Raupengift laut Stadt und Auftrags-Firma für Menschen ungiftig
David Steuer, bei der Firma Calmund + Riemer verantwortlich für den Sprüheinsatz, ist ebenfalls nach Hervest geeilt. Mit dem Raupengift Dipel ES – eine hoch verdünnte Lösung, die ein Bakterium enthält – hat er seit Jahren gute Erfahrungen gemacht. Es sei für Menschen nicht giftig, versichert er.
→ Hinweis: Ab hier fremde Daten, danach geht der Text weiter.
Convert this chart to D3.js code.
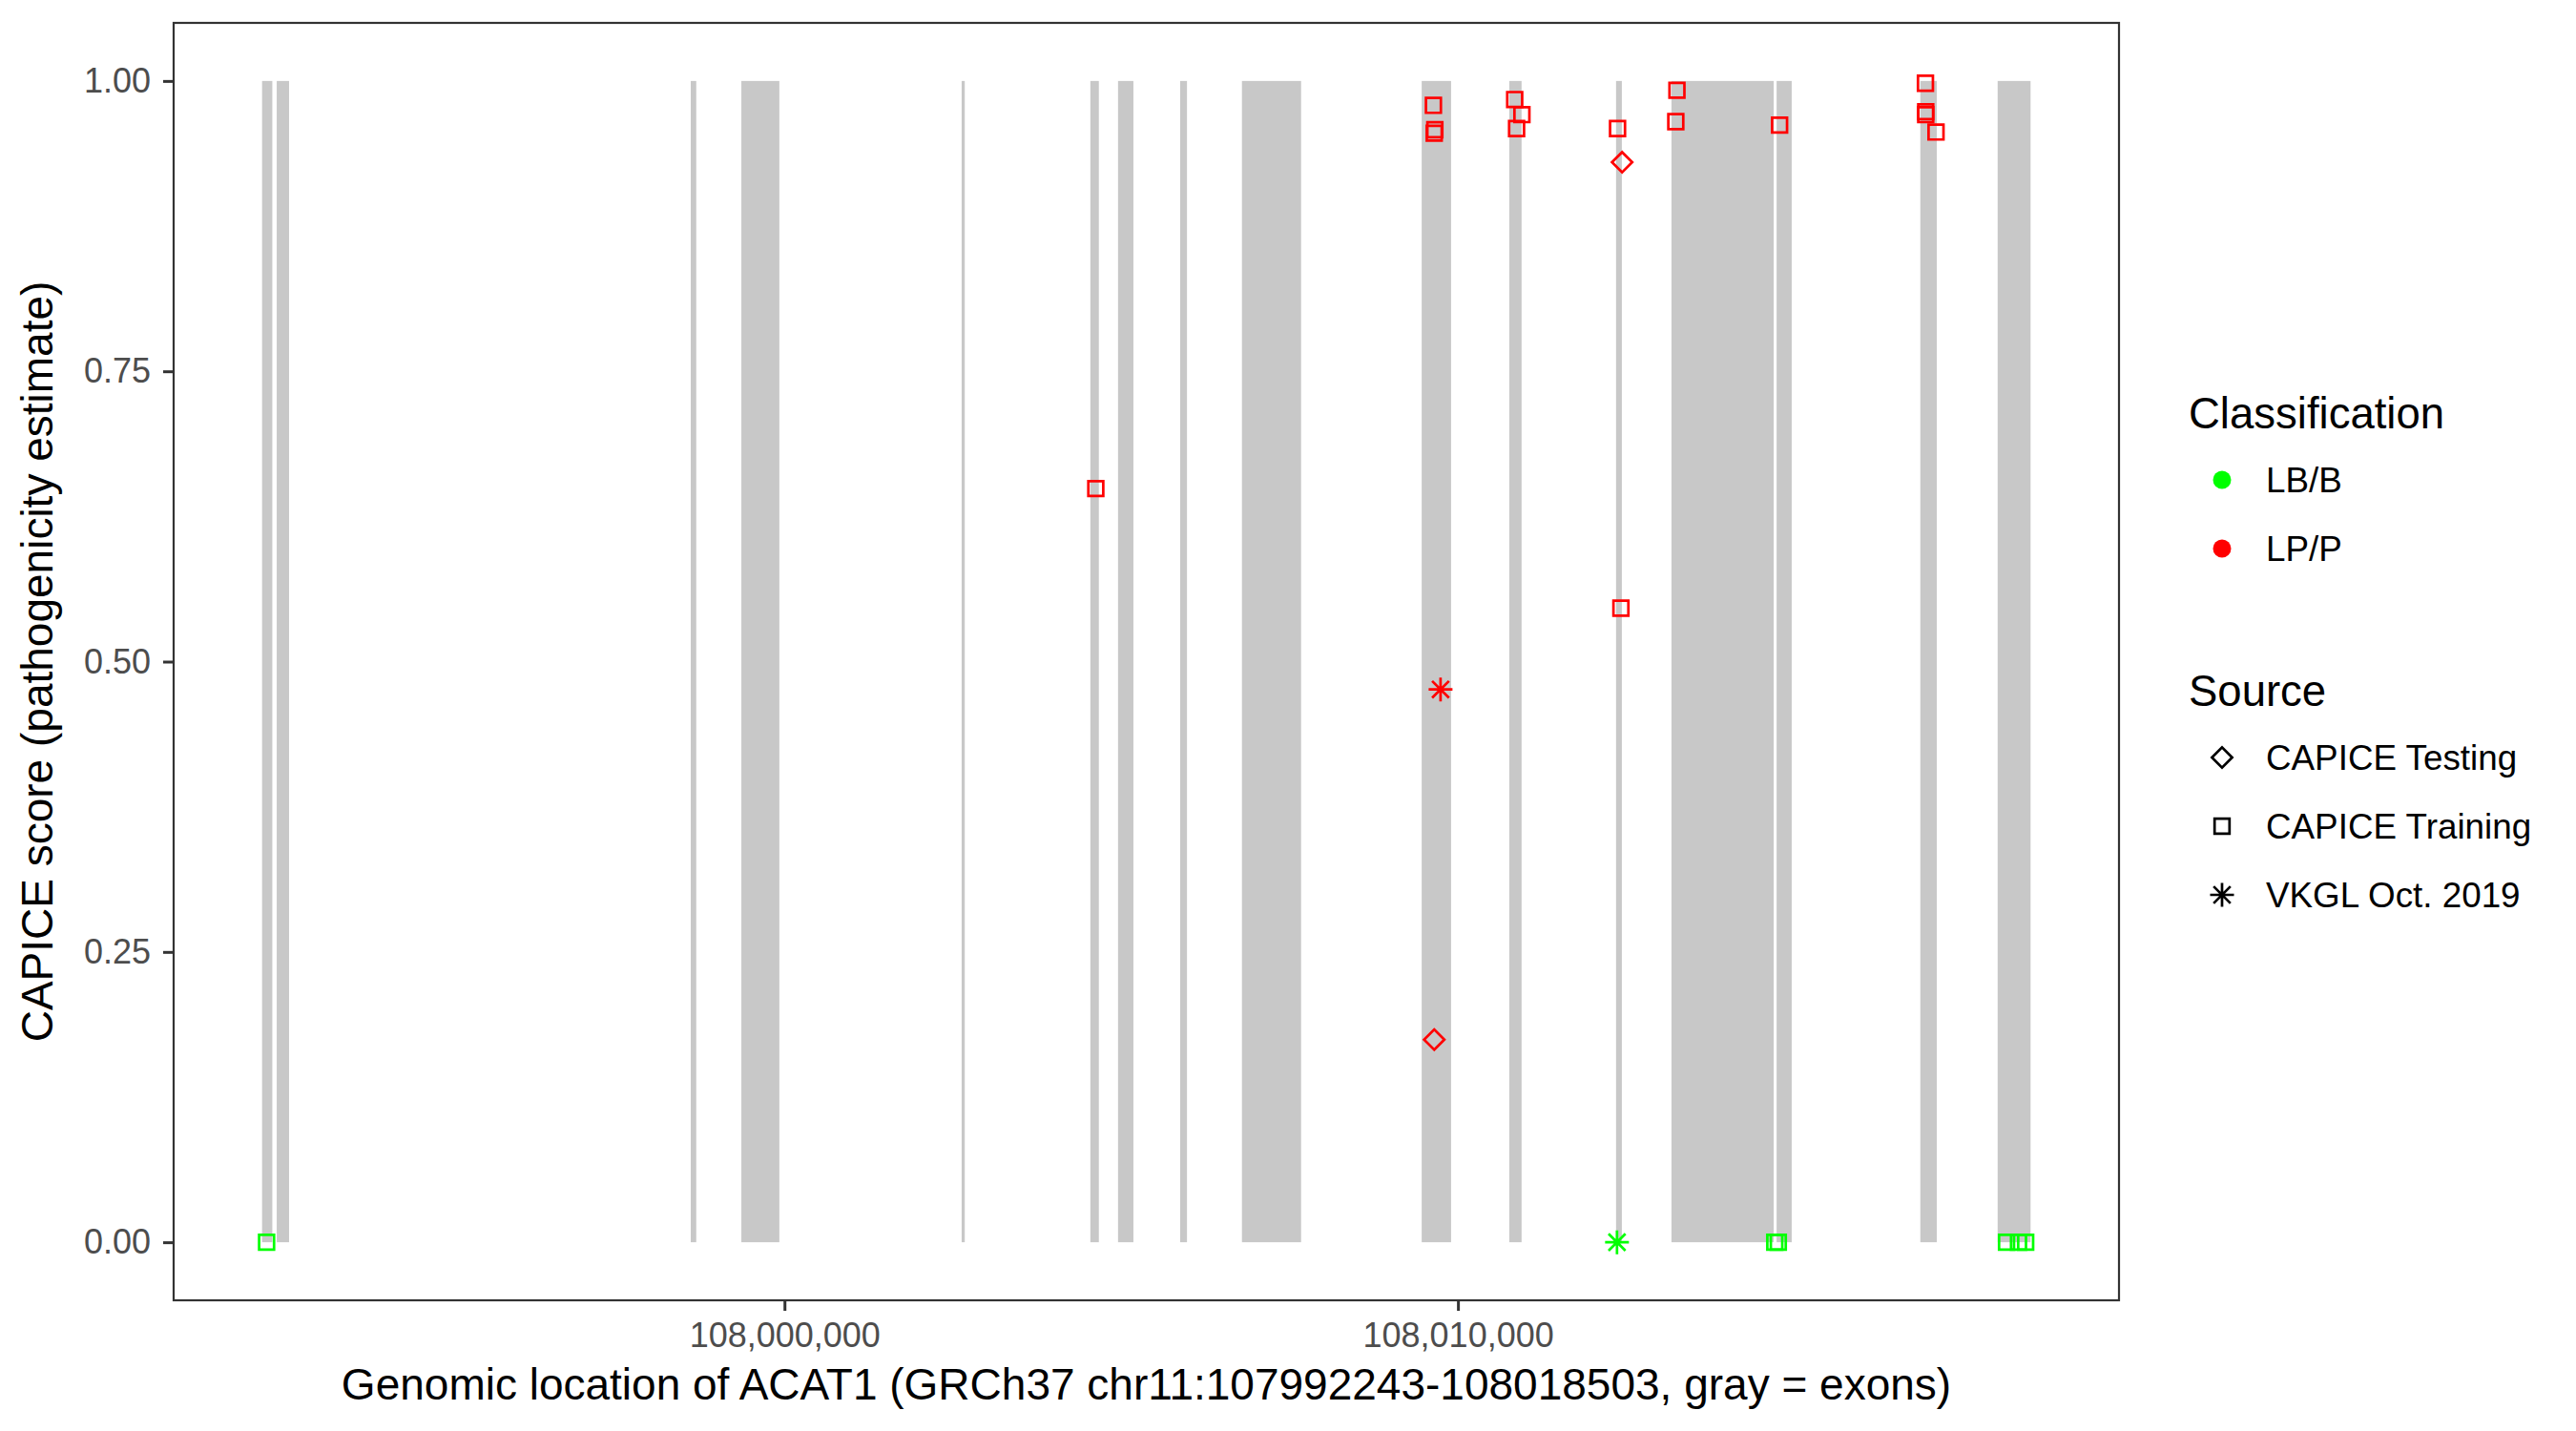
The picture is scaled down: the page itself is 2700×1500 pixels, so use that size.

Das betont auch die Stadt: Das Spritzmittel werde seit 2007 verwendet und sei – im Gegensatz zu den gefährlichen Härchen der Eichenprozessionsspinner – „vergleichsweise ungefährlich“, heißt es aus der Pressestelle. Dennoch seien die Schulen am Tag vor dem Hubschrauber-Einsatz informiert worden. In der Albert-Schweitzer-Schule jedoch sei am Nachmittag niemand mehr ans Telefon gegangen, die Warnung landete daher auf dem Anrufbeantworter.
Kripo ermittelt wegen fahrlässiger Körperverletzung
Viele Fragen sind noch offen. Die Kripo ermittelt wegen fahrlässiger Körperverletzung, hat aus dem Hubschrauber Proben des Sprühmittels genommen.
Warum Kinder auf dem Pausenhof waren und wie viele (es sollen nur 20 gewesen sein), wer wann informiert war über den Einsatz, ob der Pilot die Schüler nicht gesehen hat – all das werde Anfang der Woche analysiert, sagt Bürgermeister Lütkenhorst.
Für Eltern hat die Feuerwehr am Nachmittag eine Hotline eingerichtet: Unter 0175 / 570 99 74 gibt es Informationen zu allen Fragen oder wird bei Bedarf an Fachleute vermittelt. Grundsätzlich gilt: Zeigen Kinder die geschilderten Symptome, sollten sie einem Arzt vorgestellt werden.
Bekämpfung des Eichenprozessionsspinners aus der Luft „besonders effektiv“
Der Eichenprozessionsspinner ist laut Landesbetrieb Straßen NRW ein Forstschädling, der Eichen befällt und nach dem Schlüpfen der Larve sich von frisch getriebenen Eichenblättern in den Kronen ernährt. Daher sei die Bekämpfung aus der Luft besonders effektiv.
Die Larven des Nachtfalters bilden Gifthaare aus, die auf der Haut des Menschen allergische Reaktionen hervorrufen. Die Bekämpfung erfolge mit einem biologisch unbedenklichen Mittel, das nur auf die Larve des Eichenprozessionsspinners Auswirkungen hat. Vier Tage nach dem Kontakt mit dem Mittel sterben die Larven, bevor die Gifthaare sich ausbilden können.